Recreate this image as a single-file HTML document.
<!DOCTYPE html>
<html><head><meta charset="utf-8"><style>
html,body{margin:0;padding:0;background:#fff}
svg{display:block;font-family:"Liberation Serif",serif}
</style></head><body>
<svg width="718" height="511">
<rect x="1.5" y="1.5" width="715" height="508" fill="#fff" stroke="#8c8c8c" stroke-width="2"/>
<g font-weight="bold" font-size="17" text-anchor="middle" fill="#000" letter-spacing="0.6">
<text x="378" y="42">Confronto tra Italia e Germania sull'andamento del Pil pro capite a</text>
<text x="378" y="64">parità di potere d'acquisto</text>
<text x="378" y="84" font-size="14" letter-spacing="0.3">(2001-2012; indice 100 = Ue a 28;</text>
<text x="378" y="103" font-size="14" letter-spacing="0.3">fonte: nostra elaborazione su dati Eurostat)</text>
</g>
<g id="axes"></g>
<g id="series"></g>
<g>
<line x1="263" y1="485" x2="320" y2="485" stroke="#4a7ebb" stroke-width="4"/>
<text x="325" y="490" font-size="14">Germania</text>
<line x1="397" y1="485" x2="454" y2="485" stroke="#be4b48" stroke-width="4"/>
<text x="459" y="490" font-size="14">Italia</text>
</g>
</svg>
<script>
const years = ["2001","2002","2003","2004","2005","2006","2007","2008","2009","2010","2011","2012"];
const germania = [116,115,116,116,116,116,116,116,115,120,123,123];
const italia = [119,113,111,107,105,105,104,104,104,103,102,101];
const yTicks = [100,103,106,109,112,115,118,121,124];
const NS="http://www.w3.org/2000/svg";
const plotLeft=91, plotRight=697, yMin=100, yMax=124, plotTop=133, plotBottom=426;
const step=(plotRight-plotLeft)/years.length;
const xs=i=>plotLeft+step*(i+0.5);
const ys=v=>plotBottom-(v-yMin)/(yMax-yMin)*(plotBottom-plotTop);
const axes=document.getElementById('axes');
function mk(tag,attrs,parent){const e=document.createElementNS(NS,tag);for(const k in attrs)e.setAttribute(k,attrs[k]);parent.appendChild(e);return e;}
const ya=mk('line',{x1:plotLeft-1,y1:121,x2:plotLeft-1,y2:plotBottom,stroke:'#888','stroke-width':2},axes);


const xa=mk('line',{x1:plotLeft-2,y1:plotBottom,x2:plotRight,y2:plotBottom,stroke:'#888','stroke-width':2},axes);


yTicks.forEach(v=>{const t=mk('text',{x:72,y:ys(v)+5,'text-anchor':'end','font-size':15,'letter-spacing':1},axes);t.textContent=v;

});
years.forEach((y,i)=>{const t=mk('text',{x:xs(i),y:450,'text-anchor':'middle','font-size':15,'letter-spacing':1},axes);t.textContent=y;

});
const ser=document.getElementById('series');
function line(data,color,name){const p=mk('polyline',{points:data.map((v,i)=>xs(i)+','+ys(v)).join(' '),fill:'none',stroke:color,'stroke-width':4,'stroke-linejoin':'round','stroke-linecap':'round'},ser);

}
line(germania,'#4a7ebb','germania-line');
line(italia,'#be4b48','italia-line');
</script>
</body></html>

■ PROBLEM TO WORK ON:
Retype all of the material above with every character intact.

■ SOLUTION TO THIS PROBLEM:
Recreate this image as a single-file HTML document.
<!DOCTYPE html>
<html><head><meta charset="utf-8"><style>
html,body{margin:0;padding:0;background:#fff}
svg{display:block;font-family:"Liberation Serif",serif}
</style></head><body>
<svg width="718" height="511">
<rect x="1.5" y="1.5" width="715" height="508" fill="#fff" stroke="#8c8c8c" stroke-width="2"/>
<g font-weight="bold" font-size="17" text-anchor="middle" fill="#000" letter-spacing="0.6">
<text x="378" y="42">Confronto tra Italia e Germania sull'andamento del Pil pro capite a</text>
<text x="378" y="64">parità di potere d'acquisto</text>
<text x="378" y="84" font-size="14" letter-spacing="0.3">(2001-2012; indice 100 = Ue a 28;</text>
<text x="378" y="103" font-size="14" letter-spacing="0.3">fonte: nostra elaborazione su dati Eurostat)</text>
</g>
<g id="axes"></g>
<g id="series"></g>
<g>
<line x1="263" y1="485" x2="320" y2="485" stroke="#4a7ebb" stroke-width="4"/>
<text x="325" y="490" font-size="14">Germania</text>
<line x1="397" y1="485" x2="454" y2="485" stroke="#be4b48" stroke-width="4"/>
<text x="459" y="490" font-size="14">Italia</text>
</g>
</svg>
<script>
const years = ["2001","2002","2003","2004","2005","2006","2007","2008","2009","2010","2011","2012"];
const germania = [116,115,116,116,116,116,116,116,115,120,123,123];
const italia = [119,113,111,107,105,105,104,104,104,103,102,101];
const yTicks = [100,103,106,109,112,115,118,121,124];
const NS="http://www.w3.org/2000/svg";
const plotLeft=91, plotRight=697, yMin=100, yMax=124, plotTop=133, plotBottom=426;
const step=(plotRight-plotLeft)/years.length;
const xs=i=>plotLeft+step*(i+0.5);
const ys=v=>plotBottom-(v-yMin)/(yMax-yMin)*(plotBottom-plotTop);
const axes=document.getElementById('axes');
function mk(tag,attrs,parent){const e=document.createElementNS(NS,tag);for(const k in attrs)e.setAttribute(k,attrs[k]);parent.appendChild(e);return e;}
const ya=mk('line',{x1:plotLeft-1,y1:121,x2:plotLeft-1,y2:plotBottom,stroke:'#888','stroke-width':2},axes);


const xa=mk('line',{x1:plotLeft-2,y1:plotBottom,x2:plotRight,y2:plotBottom,stroke:'#888','stroke-width':2},axes);


yTicks.forEach(v=>{const t=mk('text',{x:72,y:ys(v)+5,'text-anchor':'end','font-size':15,'letter-spacing':1},axes);t.textContent=v;

});
years.forEach((y,i)=>{const t=mk('text',{x:xs(i),y:450,'text-anchor':'middle','font-size':15,'letter-spacing':1},axes);t.textContent=y;

});
const ser=document.getElementById('series');
function line(data,color,name){const p=mk('polyline',{points:data.map((v,i)=>xs(i)+','+ys(v)).join(' '),fill:'none',stroke:color,'stroke-width':4,'stroke-linejoin':'round','stroke-linecap':'round'},ser);

}
line(germania,'#4a7ebb','germania-line');
line(italia,'#be4b48','italia-line');
</script>
</body></html>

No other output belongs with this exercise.